SHORT TASK: Emit the data below verbatim, stripping out any pictures.

━━━

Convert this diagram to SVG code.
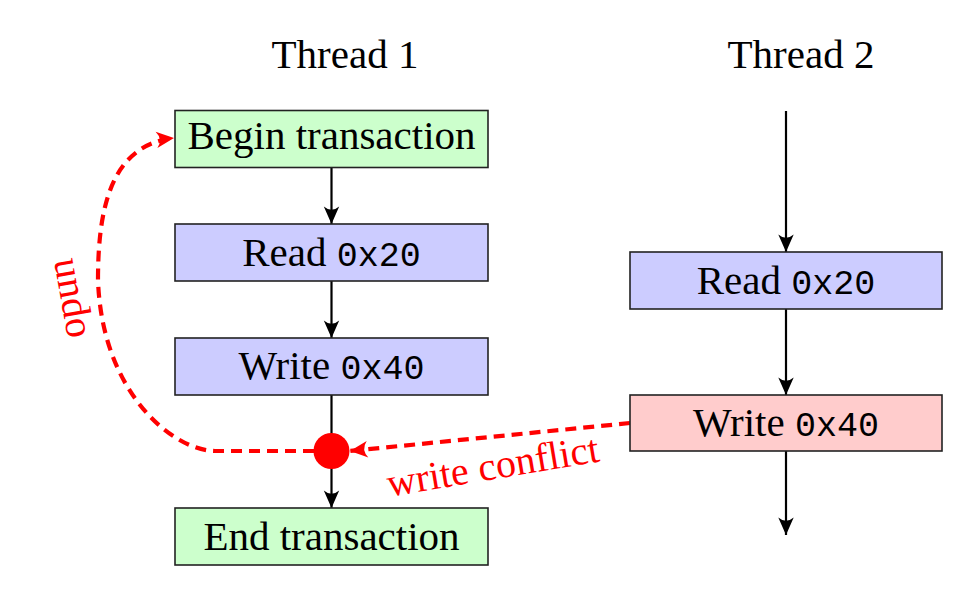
<svg xmlns="http://www.w3.org/2000/svg" width="960" height="595" viewBox="0 0 960 595">
<style>
  .box { stroke: #222; stroke-width: 1.6; }
  .green { fill: #ccffcc; }
  .blue { fill: #ccccff; }
  .pink { fill: #ffcccc; }
  .lbl { font-family: "Liberation Serif", "Times New Roman", serif; font-size: 41px; fill: #000; text-anchor: middle; }
  .mono { font-family: "Liberation Mono", "Courier New", monospace; font-size: 35px; }
  .flow { stroke: #000; stroke-width: 2.2; fill: none; marker-end: url(#ah); }
  .red { stroke: #ff0000; stroke-width: 4.2; fill: none; stroke-dasharray: 11 7; marker-end: url(#rh); }
  .redtxt { font-family: "Liberation Serif", "Times New Roman", serif; font-size: 40px; fill: #ff0000; text-anchor: middle; }
</style>
<defs>
  <marker id="ah" markerUnits="userSpaceOnUse" markerWidth="22" markerHeight="22" viewBox="-18 -9 20 18" refX="0" refY="0" orient="auto">
    <path d="M0,0 L-16,-7 Q-10,0 -16,7 Z" fill="#000"/>
  </marker>
  <marker id="rh" markerUnits="userSpaceOnUse" markerWidth="22" markerHeight="22" viewBox="-18 -9 20 18" refX="0" refY="0" orient="auto">
    <path d="M0,0 L-16,-7.5 Q-10,0 -16,7.5 Z" fill="#ff0000"/>
  </marker>
</defs>

<text class="lbl" x="345" y="68">Thread 1</text>
<text class="lbl" x="801" y="68">Thread 2</text>

<g id="connectors">
  <line class="flow" x1="331.5" y1="167" x2="331.5" y2="224"/>
  <line class="flow" x1="331.5" y1="281" x2="331.5" y2="338"/>
  <line class="flow" x1="331.5" y1="395" x2="331.5" y2="508"/>
  <line class="flow" x1="786" y1="111" x2="786" y2="252"/>
  <line class="flow" x1="786" y1="309" x2="786" y2="395"/>
  <line class="flow" x1="786" y1="451" x2="786" y2="535"/>
  <path class="red" d="M630,423 L350,451"/>
  <path class="red" d="M314,451 H215 C175,451 102,395 98,280 C98,210 110,145 174,138"/>
  <text class="redtxt" transform="translate(495,479) rotate(-9.5)" x="0" y="0">write conflict</text>
  <text class="redtxt" transform="translate(61,300) rotate(80)" x="0" y="0">undo</text>
</g>

<g id="t1-begin">
  <rect class="box green" x="175" y="110.5" width="313" height="57"/>
  <text class="lbl" x="331.5" y="149">Begin transaction</text>
</g>
<g id="t1-read">
  <rect class="box blue" x="175" y="224" width="313" height="57"/>
  <text class="lbl" x="331.5" y="266">Read <tspan class="mono">0x20</tspan></text>
</g>
<g id="t1-write">
  <rect class="box blue" x="175" y="338" width="313" height="57"/>
  <text class="lbl" x="331.5" y="379">Write <tspan class="mono">0x40</tspan></text>
</g>
<g id="conflict-dot">
  <circle cx="331.5" cy="451" r="18" fill="#ff0000"/>
</g>
<g id="t1-end">
  <rect class="box green" x="175" y="508" width="313" height="57"/>
  <text class="lbl" x="331.5" y="550">End transaction</text>
</g>
<g id="t2-read">
  <rect class="box blue" x="630" y="252" width="312" height="57"/>
  <text class="lbl" x="786" y="294">Read <tspan class="mono">0x20</tspan></text>
</g>
<g id="t2-write">
  <rect class="box pink" x="630" y="395" width="312" height="56"/>
  <text class="lbl" x="786" y="436">Write <tspan class="mono">0x40</tspan></text>
</g>
</svg>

━━━

FINISHED EXERCISE:
Convert this diagram to SVG code.
<svg xmlns="http://www.w3.org/2000/svg" width="960" height="595" viewBox="0 0 960 595">
<style>
  .box { stroke: #222; stroke-width: 1.6; }
  .green { fill: #ccffcc; }
  .blue { fill: #ccccff; }
  .pink { fill: #ffcccc; }
  .lbl { font-family: "Liberation Serif", "Times New Roman", serif; font-size: 41px; fill: #000; text-anchor: middle; }
  .mono { font-family: "Liberation Mono", "Courier New", monospace; font-size: 35px; }
  .flow { stroke: #000; stroke-width: 2.2; fill: none; marker-end: url(#ah); }
  .red { stroke: #ff0000; stroke-width: 4.2; fill: none; stroke-dasharray: 11 7; marker-end: url(#rh); }
  .redtxt { font-family: "Liberation Serif", "Times New Roman", serif; font-size: 40px; fill: #ff0000; text-anchor: middle; }
</style>
<defs>
  <marker id="ah" markerUnits="userSpaceOnUse" markerWidth="22" markerHeight="22" viewBox="-18 -9 20 18" refX="0" refY="0" orient="auto">
    <path d="M0,0 L-16,-7 Q-10,0 -16,7 Z" fill="#000"/>
  </marker>
  <marker id="rh" markerUnits="userSpaceOnUse" markerWidth="22" markerHeight="22" viewBox="-18 -9 20 18" refX="0" refY="0" orient="auto">
    <path d="M0,0 L-16,-7.5 Q-10,0 -16,7.5 Z" fill="#ff0000"/>
  </marker>
</defs>

<text class="lbl" x="345" y="68">Thread 1</text>
<text class="lbl" x="801" y="68">Thread 2</text>

<g id="connectors">
  <line class="flow" x1="331.5" y1="167" x2="331.5" y2="224"/>
  <line class="flow" x1="331.5" y1="281" x2="331.5" y2="338"/>
  <line class="flow" x1="331.5" y1="395" x2="331.5" y2="508"/>
  <line class="flow" x1="786" y1="111" x2="786" y2="252"/>
  <line class="flow" x1="786" y1="309" x2="786" y2="395"/>
  <line class="flow" x1="786" y1="451" x2="786" y2="535"/>
  <path class="red" d="M630,423 L350,451"/>
  <path class="red" d="M314,451 H215 C175,451 102,395 98,280 C98,210 110,145 174,138"/>
  <text class="redtxt" transform="translate(495,479) rotate(-9.5)" x="0" y="0">write conflict</text>
  <text class="redtxt" transform="translate(61,300) rotate(80)" x="0" y="0">undo</text>
</g>

<g id="t1-begin">
  <rect class="box green" x="175" y="110.5" width="313" height="57"/>
  <text class="lbl" x="331.5" y="149">Begin transaction</text>
</g>
<g id="t1-read">
  <rect class="box blue" x="175" y="224" width="313" height="57"/>
  <text class="lbl" x="331.5" y="266">Read <tspan class="mono">0x20</tspan></text>
</g>
<g id="t1-write">
  <rect class="box blue" x="175" y="338" width="313" height="57"/>
  <text class="lbl" x="331.5" y="379">Write <tspan class="mono">0x40</tspan></text>
</g>
<g id="conflict-dot">
  <circle cx="331.5" cy="451" r="18" fill="#ff0000"/>
</g>
<g id="t1-end">
  <rect class="box green" x="175" y="508" width="313" height="57"/>
  <text class="lbl" x="331.5" y="550">End transaction</text>
</g>
<g id="t2-read">
  <rect class="box blue" x="630" y="252" width="312" height="57"/>
  <text class="lbl" x="786" y="294">Read <tspan class="mono">0x20</tspan></text>
</g>
<g id="t2-write">
  <rect class="box pink" x="630" y="395" width="312" height="56"/>
  <text class="lbl" x="786" y="436">Write <tspan class="mono">0x40</tspan></text>
</g>
</svg>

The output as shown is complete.